Her family story begins before she was born when her "two-year-old brother's skin left its indelible print on [her] father's palms." Sound bizarre? That's her memory of a family story thirty years after it happened. "The story of Ian's burning changes like a hurt and healing body--written, erased, written over with the thick tissue of scars: coordinating palimpsests of words and flesh. Each time memory ignites, details mutate and emotion shifts: she remembers a phone call, he remembers that the diaper was on, they both remember the scream. Elements are scraped away, scribbled in, retracted, and still some pink shows through." Memories twist, but photos capture a moment in time. They do it without emotional judgment or distortion, but they also do it without the context that memory provides.

Christman tells her family story by comparing actual photos of family members with her personal memories and supplementing her narration with academic research about the ways memory distorts the truth. Her own life is her best illustration of the ways both memories and photos shape self-knowledge.

She examines her counter-culture childhood, her eating disorders, sexual abuse, love, the death of a lover, the death of her Grammy, literature, and the journeys that five therapists took her through as she fought to make sense of her life. She writes of an absentee artist father, an uncle sentenced to ten years in jail for growing marijuana, and a mother who struggled before responding to her daughter's needs. Darkroom is an intense encounter between Christman's cerebral, emotional, and analytical sides. She pieces her complex stories together as skillfully as her Grammy placed photos in a family scrapbook.

Well-written books about any family's dysfunction appeal to me. I'm curious about relationships and how they are perceived, and I enjoy comparing other families to my own.

The interspersed quotes from experts confirm Christman's analysis but occasionally pulled me out of the story. Maybe that was her intention. I couldn't help wondering if those quotes had the same disorienting effect on the reader as Christman experienced when the old photos didn't match her memories. Most of her exquisite language and deep thought kept me riveted, though. She encouraged me see my own life through a new lens.

Alternately humorous, sensitive, intellectual, evocative and eye opening, Darkroom is a written collage that will touch and enlighten readers.

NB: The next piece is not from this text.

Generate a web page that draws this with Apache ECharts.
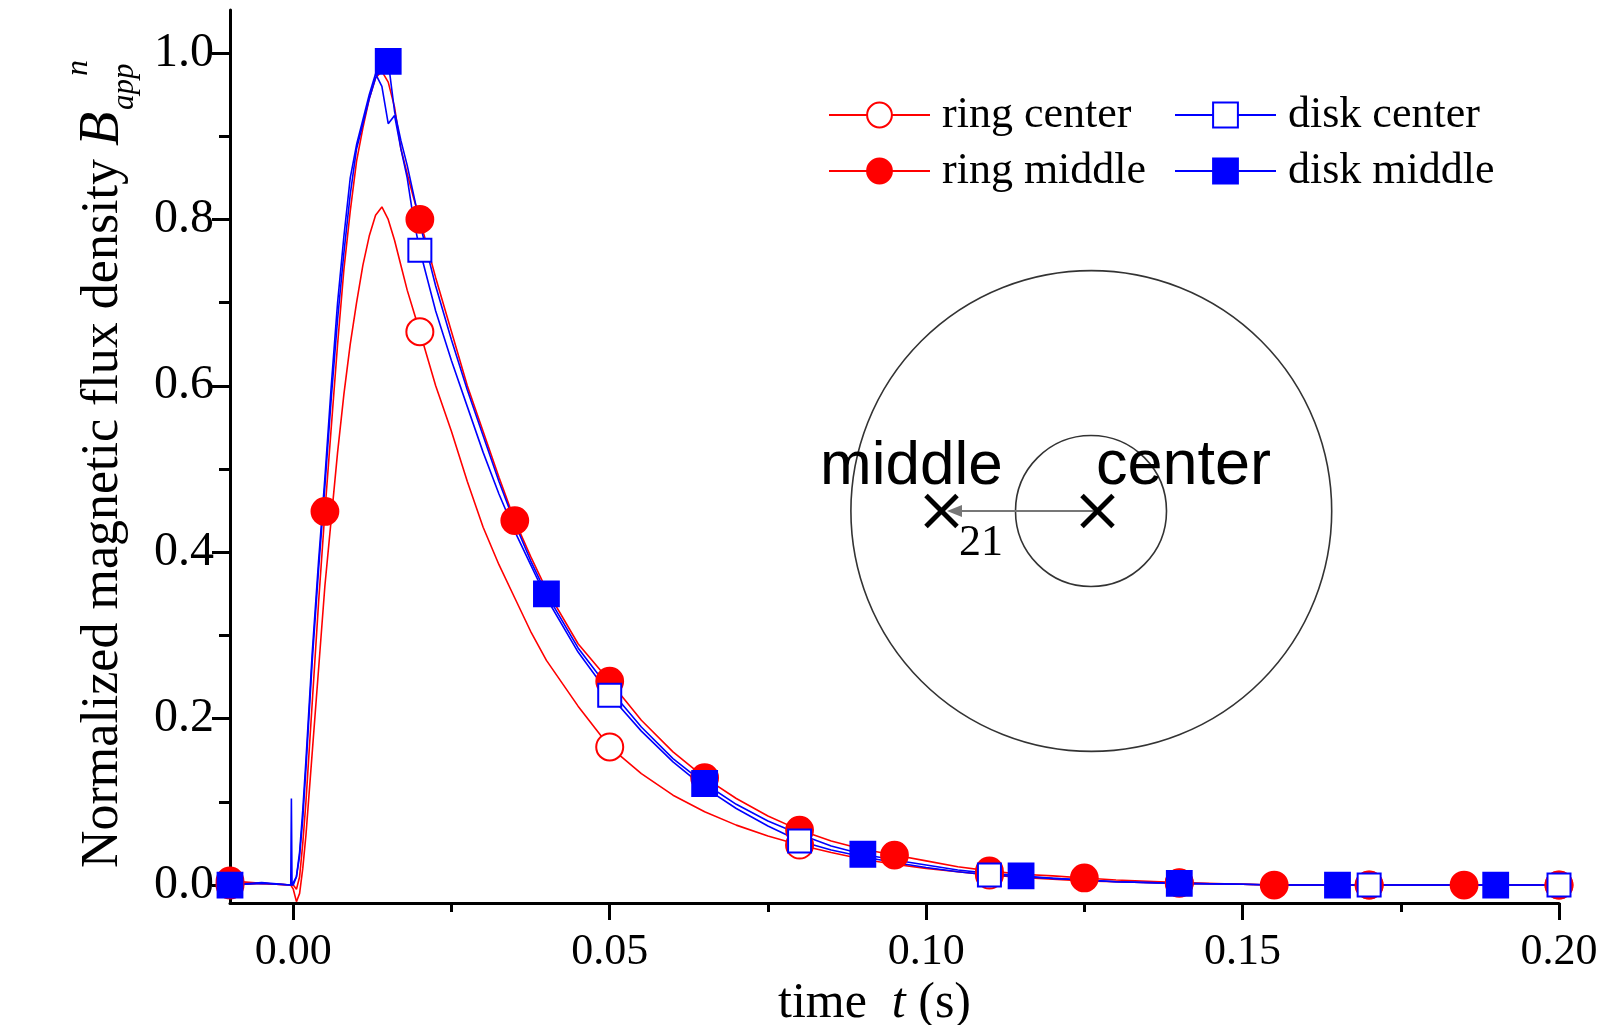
<!DOCTYPE html>
<html>
<head>
<meta charset="utf-8">
<script src="https://cdn.jsdelivr.net/npm/echarts@6/dist/echarts.min.js"></script>
<style>
html, body { margin: 0; padding: 0; background: #fff; }
#chart { width: 1610px; height: 1025px; }
</style>
</head>
<body>
<div id="chart"></div>
<script>
// time (s)
var time = [
    -0.01, -0.005, -0.0004, -0.0003, -0.0002, 0,
    0.0005, 0.001, 0.0015, 0.002, 0.003, 0.004, 0.005, 0.006, 0.007, 0.008, 0.009, 0.01,
    0.011, 0.012, 0.013, 0.014, 0.015, 0.016, 0.017, 0.018, 0.019, 0.02,
    0.0225, 0.025, 0.0275, 0.03, 0.0325, 0.035, 0.0375, 0.04,
    0.045, 0.05, 0.055, 0.06, 0.065, 0.07, 0.075, 0.08,
    0.085, 0.09, 0.095, 0.1, 0.105, 0.11, 0.115, 0.12, 0.125, 0.13,
    0.14, 0.15, 0.155, 0.16, 0.165, 0.17, 0.18, 0.185, 0.19, 0.2
];
var ringCenter = [
    0, 0.002, 0, 0, 0, -0.005,
    -0.02, -0.01, 0.02, 0.06, 0.16, 0.26, 0.36, 0.44, 0.52, 0.59, 0.65, 0.70,
    0.745, 0.78, 0.805, 0.815, 0.80, 0.775, 0.745, 0.715, 0.69, 0.665,
    0.60, 0.545, 0.485, 0.43, 0.385, 0.345, 0.305, 0.27,
    0.215, 0.166, 0.134, 0.108, 0.088, 0.072, 0.059, 0.048,
    0.039, 0.031, 0.025, 0.02, 0.016, 0.012, 0.009, 0.007, 0.005, 0.004,
    0.002, 0.001, 0, 0, 0, 0, 0, 0, 0, 0
];
var ringMiddle = [
    0.005, 0.002, 0, 0, 0, 0,
    -0.005, 0.01, 0.05, 0.10, 0.22, 0.34, 0.449, 0.55, 0.65, 0.74, 0.81, 0.87,
    0.91, 0.945, 0.97, 0.978, 0.965, 0.935, 0.885, 0.855, 0.826, 0.80,
    0.73, 0.665, 0.60, 0.545, 0.49, 0.438, 0.395, 0.355,
    0.29, 0.245, 0.198, 0.16, 0.129, 0.104, 0.083, 0.066,
    0.053, 0.043, 0.036, 0.029, 0.022, 0.017, 0.013, 0.011, 0.0085, 0.006,
    0.003, 0.001, 0, 0, 0, 0, 0, 0, 0, 0
];
var diskCenter = [
    0, 0.003, 0, 0.104, 0, 0,
    0.01, 0.04, 0.09, 0.15, 0.28, 0.39, 0.49, 0.60, 0.70, 0.78, 0.85, 0.89,
    0.92, 0.95, 0.975, 0.96, 0.915, 0.925, 0.885, 0.85, 0.80, 0.763,
    0.69, 0.63, 0.575, 0.52, 0.47, 0.425, 0.385, 0.345,
    0.28, 0.228, 0.185, 0.148, 0.117, 0.092, 0.071, 0.053,
    0.042, 0.034, 0.027, 0.021, 0.016, 0.012, 0.01, 0.008, 0.006, 0.004,
    0.002, 0.001, 0, 0, 0, 0, 0, 0, 0, 0
];
var diskMiddle = [
    0, 0.002, 0, 0, 0, 0,
    0.01, 0.035, 0.08, 0.14, 0.27, 0.38, 0.48, 0.585, 0.68, 0.76, 0.83, 0.885,
    0.915, 0.945, 0.97, 0.985, 0.99, 0.93, 0.895, 0.865, 0.83, 0.795,
    0.72, 0.655, 0.595, 0.54, 0.485, 0.435, 0.39, 0.35,
    0.285, 0.235, 0.19, 0.152, 0.122, 0.097, 0.077, 0.061,
    0.047, 0.037, 0.03, 0.024, 0.018, 0.014, 0.011, 0.008, 0.006, 0.004,
    0.002, 0.001, 0, 0, 0, 0, 0, 0, 0, 0
];
// times where the markers sit
var ringCenterMarks = [-0.01, 0.02, 0.05, 0.08, 0.11, 0.14, 0.17, 0.2];
var ringMiddleMarks = [-0.01, 0.005, 0.02, 0.035, 0.05, 0.065, 0.08, 0.095, 0.11, 0.125, 0.14, 0.155, 0.17, 0.185, 0.2];
var diskCenterMarks = [-0.01, 0.02, 0.05, 0.08, 0.11, 0.14, 0.17, 0.2];
var diskMiddleMarks = [-0.01, 0.015, 0.04, 0.065, 0.09, 0.115, 0.14, 0.165, 0.19];
// tick labels
var xMajor = [0, 0.05, 0.10, 0.15, 0.20];
var xMinor = [0.025, 0.075, 0.125, 0.175];
var yMajor = [0, 0.2, 0.4, 0.6, 0.8, 1.0];
var yMinor = [0.1, 0.3, 0.5, 0.7, 0.9];

var serif = '"Liberation Serif", "Times New Roman", serif';
var sans = '"Liberation Sans", Arial, sans-serif';

function isMark(marks, t) {
    for (var i = 0; i < marks.length; i++) {
        if (Math.abs(marks[i] - t) < 1e-7) return true;
    }
    return false;
}

function makeSeries(name, vals, marks, symbol, color, size) {
    return {
        name: name,
        type: 'line',
        xAxisIndex: 0,
        yAxisIndex: 0,
        symbol: symbol,
        symbolSize: size,
        showSymbol: true,
        animation: false,
        lineStyle: { color: color, width: 1.6 },
        itemStyle: { color: color, borderColor: color, borderWidth: 1.8 },
        emphasis: { disabled: true },
        data: time.map(function (t, i) {
            var p = { value: [t, vals[i]] };
            if (!isMark(marks, t)) p.symbol = 'none';
            return p;
        })
    };
}

var myChart = echarts.init(document.getElementById('chart'), null, { renderer: 'canvas' });

var option = {
    backgroundColor: '#fff',
    animation: false,
    grid: { left: 230, right: 51, top: 10, bottom: 122, containLabel: false, outerBoundsMode: 'none' },
    legend: [{
        data: ['ring center', 'ring middle'],
        orient: 'vertical',
        left: 823,
        top: 88,
        itemWidth: 101,
        itemHeight: 31,
        itemGap: 12,
        selectedMode: false,
        textStyle: { fontFamily: serif, fontSize: 44, color: '#000', padding: [0, 0, 0, 7] }
    }, {
        data: ['disk center', 'disk middle'],
        orient: 'vertical',
        left: 1169,
        top: 88,
        itemWidth: 101,
        itemHeight: 31,
        itemGap: 12,
        selectedMode: false,
        textStyle: { fontFamily: serif, fontSize: 44, color: '#000', padding: [0, 0, 0, 7] }
    }],
    xAxis: [{
        type: 'value',
        position: 'bottom',
        min: -0.01,
        max: 0.2,
        axisLine: { show: true, onZero: false, lineStyle: { color: '#000', width: 3 } },
        axisTick: { show: true, length: 17, customValues: xMajor, lineStyle: { color: '#000', width: 3 } },
        axisLabel: {
            show: true, customValues: xMajor, margin: 27,
            fontFamily: serif, fontSize: 44, color: '#000',
            formatter: function (v) { return v.toFixed(2); }
        },
        splitLine: { show: false },
        name: '{a|time  }{b|t}{a| (s)}',
        nameLocation: 'middle',
        nameGap: 68,
        nameTextStyle: {
            padding: [0, 40, 0, 0],
            rich: {
                a: { fontFamily: serif, fontSize: 50, color: '#000', lineHeight: 50 },
                b: { fontFamily: serif, fontSize: 50, color: '#000', lineHeight: 50, fontStyle: 'italic' }
            }
        }
    }, {
        type: 'value',
        position: 'bottom',
        min: -0.01,
        max: 0.2,
        axisLine: { show: false, onZero: false },
        axisTick: { show: true, length: 9, customValues: xMinor, lineStyle: { color: '#000', width: 3 } },
        axisLabel: { show: false },
        splitLine: { show: false }
    }],
    yAxis: [{
        type: 'value',
        position: 'left',
        min: -0.0216,
        max: 1.0517,
        axisLine: { show: true, onZero: false, lineStyle: { color: '#000', width: 3 } },
        axisTick: { show: true, length: 18, customValues: yMajor, lineStyle: { color: '#000', width: 3 } },
        axisLabel: {
            show: true, customValues: yMajor, margin: 16,
            fontFamily: serif, fontSize: 48, color: '#000',
            formatter: function (v) { return v.toFixed(1); }
        },
        splitLine: { show: false }
    }, {
        type: 'value',
        position: 'left',
        min: -0.0216,
        max: 1.0517,
        axisLine: { show: false, onZero: false },
        axisTick: { show: true, length: 11, customValues: yMinor, lineStyle: { color: '#000', width: 3 } },
        axisLabel: { show: false },
        splitLine: { show: false }
    }],
    series: [
        makeSeries('ring center', ringCenter, ringCenterMarks, 'emptyCircle', '#ff0000', 27),
        makeSeries('ring middle', ringMiddle, ringMiddleMarks, 'circle', '#ff0000', 27),
        makeSeries('disk center', diskCenter, diskCenterMarks, 'emptyRect', '#0000ff', 23),
        makeSeries('disk middle', diskMiddle, diskMiddleMarks, 'rect', '#0000ff', 25)
    ],
    graphic: [
        // y axis title, rotated
        {
            type: 'group', x: 103, y: 868, rotation: Math.PI / 2, silent: true,
            children: [
                { type: 'text', x: 0, y: 0, style: { text: 'Normalized magnetic flux density', font: '52px ' + serif, fill: '#000', verticalAlign: 'middle', align: 'left' } },
                { type: 'text', x: 722, y: 0, style: { text: 'B', font: 'italic 56px ' + serif, fill: '#000', verticalAlign: 'middle', align: 'left' } },
                { type: 'text', x: 758, y: 22, style: { text: 'app', font: 'italic 31px ' + serif, fill: '#000', verticalAlign: 'middle', align: 'left' } },
                { type: 'text', x: 792, y: -24, style: { text: 'n', font: 'italic 32px ' + serif, fill: '#000', verticalAlign: 'middle', align: 'left' } }
            ]
        },
        // inset sketch
        { type: 'circle', silent: true, shape: { cx: 1091.3, cy: 511, r: 240.4 }, style: { fill: 'none', stroke: '#333', lineWidth: 1.6 } },
        { type: 'circle', silent: true, shape: { cx: 1091, cy: 511, r: 75.5 }, style: { fill: 'none', stroke: '#333', lineWidth: 1.6 } },
        { type: 'line', silent: true, shape: { x1: 1097.7, y1: 511, x2: 958, y2: 511 }, style: { stroke: '#777', lineWidth: 2 } },
        { type: 'polygon', silent: true, shape: { points: [[947, 511], [962, 505], [962, 517]] }, style: { fill: '#777' } },
        { type: 'line', silent: true, shape: { x1: 926, y1: 495.5, x2: 957, y2: 526.5 }, style: { stroke: '#000', lineWidth: 5 } },
        { type: 'line', silent: true, shape: { x1: 926, y1: 526.5, x2: 957, y2: 495.5 }, style: { stroke: '#000', lineWidth: 5 } },
        { type: 'line', silent: true, shape: { x1: 1082, y1: 495.5, x2: 1113, y2: 526.5 }, style: { stroke: '#000', lineWidth: 5 } },
        { type: 'line', silent: true, shape: { x1: 1082, y1: 526.5, x2: 1113, y2: 495.5 }, style: { stroke: '#000', lineWidth: 5 } },
        { type: 'text', silent: true, x: 820, y: 467, style: { text: 'middle', font: '62px ' + sans, fill: '#000', verticalAlign: 'middle', align: 'left' } },
        { type: 'text', silent: true, x: 1096, y: 467, style: { text: 'center', font: '63px ' + sans, fill: '#000', verticalAlign: 'middle', align: 'left' } },
        { type: 'text', silent: true, x: 981, y: 543, style: { text: '21', font: '44px ' + serif, fill: '#000', verticalAlign: 'middle', align: 'center' } }
    ]
};

myChart.setOption(option);
</script>
</body>
</html>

No wonder Christman won the Associated Writing Programs Award for Creative Nonfiction for this deep, thorough examination of photos and memories. I recommend Darkroom: A Family Exposure to all thinking women.

by B. Lynn Goodwin
for Story Circle Book Reviews
reviewing books by, for, and about women

0 of 0 people found the following review helpful.
Memoir as art
By Richard Gilbert
I reread this memoir after seven or eight years because my students and I loved three of her essays we studied. Having written my own memoir and read a boatload of memoirs in the meantime, I had developed my taste. I got a lot more out of it the second time because I saw what Jill Christman is doing with memory, trauma, and her distanced, wiser self.

In her telling, the many traumas in her life—including a brother's nearly fatal scalding, her sexual molestation, a fatal car accident, another death, and a lethal imprisonment—are not sensational plot points but, rather, parts of a legacy she lives with and is trying to resolve. Her stance as an inquiring survivor, with effective but sparing dramatization of the past, is key to the high literary quality of Darkroom and to the fact that it's not unbearably harrowing to read.

Photographs and memories, metaphors for each other, and their shifting meanings form the ground of her inquiry. What's interesting ultimately is her survival, her healing, her wisdom, and the literary shaping of her experience—these are this memoir's gifts. This is a memoir to be savored and honored as a work of art.

0 of 0 people found the following review helpful.
Simply breath taking
By lydia randolph
I laughed out loud, cried, and was at a lost for words while reading this book. The element that sticks out is the second voice that appears throughout the piece. I encourage everyone who loves to read to read this book. I couldn't put it down once I started. I read it in one day. Job well done Professor Christman!